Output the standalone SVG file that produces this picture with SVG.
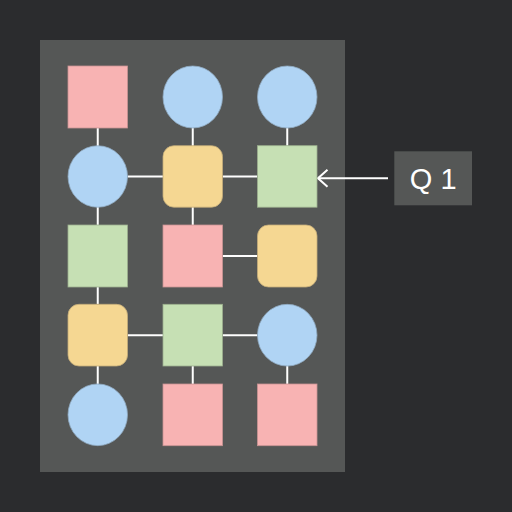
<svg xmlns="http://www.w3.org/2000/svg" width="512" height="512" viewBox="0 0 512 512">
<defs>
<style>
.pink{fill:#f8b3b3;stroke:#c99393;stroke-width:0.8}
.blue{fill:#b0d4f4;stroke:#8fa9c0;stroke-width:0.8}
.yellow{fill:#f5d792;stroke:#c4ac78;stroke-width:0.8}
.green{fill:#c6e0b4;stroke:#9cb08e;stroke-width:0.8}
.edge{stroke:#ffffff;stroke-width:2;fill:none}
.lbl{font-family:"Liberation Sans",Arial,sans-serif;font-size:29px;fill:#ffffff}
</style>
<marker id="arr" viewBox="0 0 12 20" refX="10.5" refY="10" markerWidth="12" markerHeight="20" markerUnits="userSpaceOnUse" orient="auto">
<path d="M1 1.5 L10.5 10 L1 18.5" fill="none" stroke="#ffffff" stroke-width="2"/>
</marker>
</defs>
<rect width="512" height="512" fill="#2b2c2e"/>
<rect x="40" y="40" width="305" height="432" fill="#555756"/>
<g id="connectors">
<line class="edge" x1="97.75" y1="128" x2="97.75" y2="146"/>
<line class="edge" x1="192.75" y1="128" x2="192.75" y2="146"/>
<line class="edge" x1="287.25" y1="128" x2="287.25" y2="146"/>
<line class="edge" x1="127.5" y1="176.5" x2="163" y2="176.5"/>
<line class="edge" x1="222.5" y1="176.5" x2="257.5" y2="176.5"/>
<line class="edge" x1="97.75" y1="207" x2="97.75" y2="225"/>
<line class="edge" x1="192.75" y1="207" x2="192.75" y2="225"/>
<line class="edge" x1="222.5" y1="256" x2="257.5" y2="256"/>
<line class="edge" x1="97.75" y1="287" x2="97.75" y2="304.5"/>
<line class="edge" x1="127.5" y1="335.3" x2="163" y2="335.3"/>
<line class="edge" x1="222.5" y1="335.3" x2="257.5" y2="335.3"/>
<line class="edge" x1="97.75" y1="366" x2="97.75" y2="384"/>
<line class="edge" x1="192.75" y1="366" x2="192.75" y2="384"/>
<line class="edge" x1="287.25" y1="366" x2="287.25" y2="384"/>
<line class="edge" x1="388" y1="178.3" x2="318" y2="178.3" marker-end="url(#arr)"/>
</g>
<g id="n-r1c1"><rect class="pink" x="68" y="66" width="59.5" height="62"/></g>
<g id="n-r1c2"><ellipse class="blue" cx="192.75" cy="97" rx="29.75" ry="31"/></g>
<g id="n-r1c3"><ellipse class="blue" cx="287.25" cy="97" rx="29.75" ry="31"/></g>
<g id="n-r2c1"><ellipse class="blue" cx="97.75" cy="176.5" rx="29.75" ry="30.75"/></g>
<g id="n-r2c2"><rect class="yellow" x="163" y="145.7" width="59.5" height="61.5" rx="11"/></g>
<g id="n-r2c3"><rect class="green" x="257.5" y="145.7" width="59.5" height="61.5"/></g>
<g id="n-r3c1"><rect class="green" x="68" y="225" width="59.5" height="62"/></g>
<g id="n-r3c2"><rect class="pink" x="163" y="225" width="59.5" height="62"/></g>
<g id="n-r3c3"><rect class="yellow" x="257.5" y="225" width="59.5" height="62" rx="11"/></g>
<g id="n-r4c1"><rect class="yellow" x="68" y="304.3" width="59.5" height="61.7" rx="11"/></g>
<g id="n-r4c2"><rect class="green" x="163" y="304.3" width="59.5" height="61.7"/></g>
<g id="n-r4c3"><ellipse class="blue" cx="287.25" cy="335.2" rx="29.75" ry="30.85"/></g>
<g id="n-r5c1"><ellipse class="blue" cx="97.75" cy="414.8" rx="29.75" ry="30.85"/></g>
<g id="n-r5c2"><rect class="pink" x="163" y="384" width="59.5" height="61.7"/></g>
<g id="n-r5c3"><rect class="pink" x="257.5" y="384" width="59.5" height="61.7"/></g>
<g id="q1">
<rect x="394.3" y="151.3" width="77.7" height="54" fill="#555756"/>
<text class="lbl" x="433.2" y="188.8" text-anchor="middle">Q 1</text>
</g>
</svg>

.....

▶ **Objective**
Omit every picture, then repeat the remaining data exactly as it appears above.

▶ **Task output**
Output the standalone SVG file that produces this picture with SVG.
<svg xmlns="http://www.w3.org/2000/svg" width="512" height="512" viewBox="0 0 512 512">
<defs>
<style>
.pink{fill:#f8b3b3;stroke:#c99393;stroke-width:0.8}
.blue{fill:#b0d4f4;stroke:#8fa9c0;stroke-width:0.8}
.yellow{fill:#f5d792;stroke:#c4ac78;stroke-width:0.8}
.green{fill:#c6e0b4;stroke:#9cb08e;stroke-width:0.8}
.edge{stroke:#ffffff;stroke-width:2;fill:none}
.lbl{font-family:"Liberation Sans",Arial,sans-serif;font-size:29px;fill:#ffffff}
</style>
<marker id="arr" viewBox="0 0 12 20" refX="10.5" refY="10" markerWidth="12" markerHeight="20" markerUnits="userSpaceOnUse" orient="auto">
<path d="M1 1.5 L10.5 10 L1 18.5" fill="none" stroke="#ffffff" stroke-width="2"/>
</marker>
</defs>
<rect width="512" height="512" fill="#2b2c2e"/>
<rect x="40" y="40" width="305" height="432" fill="#555756"/>
<g id="connectors">
<line class="edge" x1="97.75" y1="128" x2="97.75" y2="146"/>
<line class="edge" x1="192.75" y1="128" x2="192.75" y2="146"/>
<line class="edge" x1="287.25" y1="128" x2="287.25" y2="146"/>
<line class="edge" x1="127.5" y1="176.5" x2="163" y2="176.5"/>
<line class="edge" x1="222.5" y1="176.5" x2="257.5" y2="176.5"/>
<line class="edge" x1="97.75" y1="207" x2="97.75" y2="225"/>
<line class="edge" x1="192.75" y1="207" x2="192.75" y2="225"/>
<line class="edge" x1="222.5" y1="256" x2="257.5" y2="256"/>
<line class="edge" x1="97.75" y1="287" x2="97.75" y2="304.5"/>
<line class="edge" x1="127.5" y1="335.3" x2="163" y2="335.3"/>
<line class="edge" x1="222.5" y1="335.3" x2="257.5" y2="335.3"/>
<line class="edge" x1="97.75" y1="366" x2="97.75" y2="384"/>
<line class="edge" x1="192.75" y1="366" x2="192.75" y2="384"/>
<line class="edge" x1="287.25" y1="366" x2="287.25" y2="384"/>
<line class="edge" x1="388" y1="178.3" x2="318" y2="178.3" marker-end="url(#arr)"/>
</g>
<g id="n-r1c1"><rect class="pink" x="68" y="66" width="59.5" height="62"/></g>
<g id="n-r1c2"><ellipse class="blue" cx="192.75" cy="97" rx="29.75" ry="31"/></g>
<g id="n-r1c3"><ellipse class="blue" cx="287.25" cy="97" rx="29.75" ry="31"/></g>
<g id="n-r2c1"><ellipse class="blue" cx="97.75" cy="176.5" rx="29.75" ry="30.75"/></g>
<g id="n-r2c2"><rect class="yellow" x="163" y="145.7" width="59.5" height="61.5" rx="11"/></g>
<g id="n-r2c3"><rect class="green" x="257.5" y="145.7" width="59.5" height="61.5"/></g>
<g id="n-r3c1"><rect class="green" x="68" y="225" width="59.5" height="62"/></g>
<g id="n-r3c2"><rect class="pink" x="163" y="225" width="59.5" height="62"/></g>
<g id="n-r3c3"><rect class="yellow" x="257.5" y="225" width="59.5" height="62" rx="11"/></g>
<g id="n-r4c1"><rect class="yellow" x="68" y="304.3" width="59.5" height="61.7" rx="11"/></g>
<g id="n-r4c2"><rect class="green" x="163" y="304.3" width="59.5" height="61.7"/></g>
<g id="n-r4c3"><ellipse class="blue" cx="287.25" cy="335.2" rx="29.75" ry="30.85"/></g>
<g id="n-r5c1"><ellipse class="blue" cx="97.75" cy="414.8" rx="29.75" ry="30.85"/></g>
<g id="n-r5c2"><rect class="pink" x="163" y="384" width="59.5" height="61.7"/></g>
<g id="n-r5c3"><rect class="pink" x="257.5" y="384" width="59.5" height="61.7"/></g>
<g id="q1">
<rect x="394.3" y="151.3" width="77.7" height="54" fill="#555756"/>
<text class="lbl" x="433.2" y="188.8" text-anchor="middle">Q 1</text>
</g>
</svg>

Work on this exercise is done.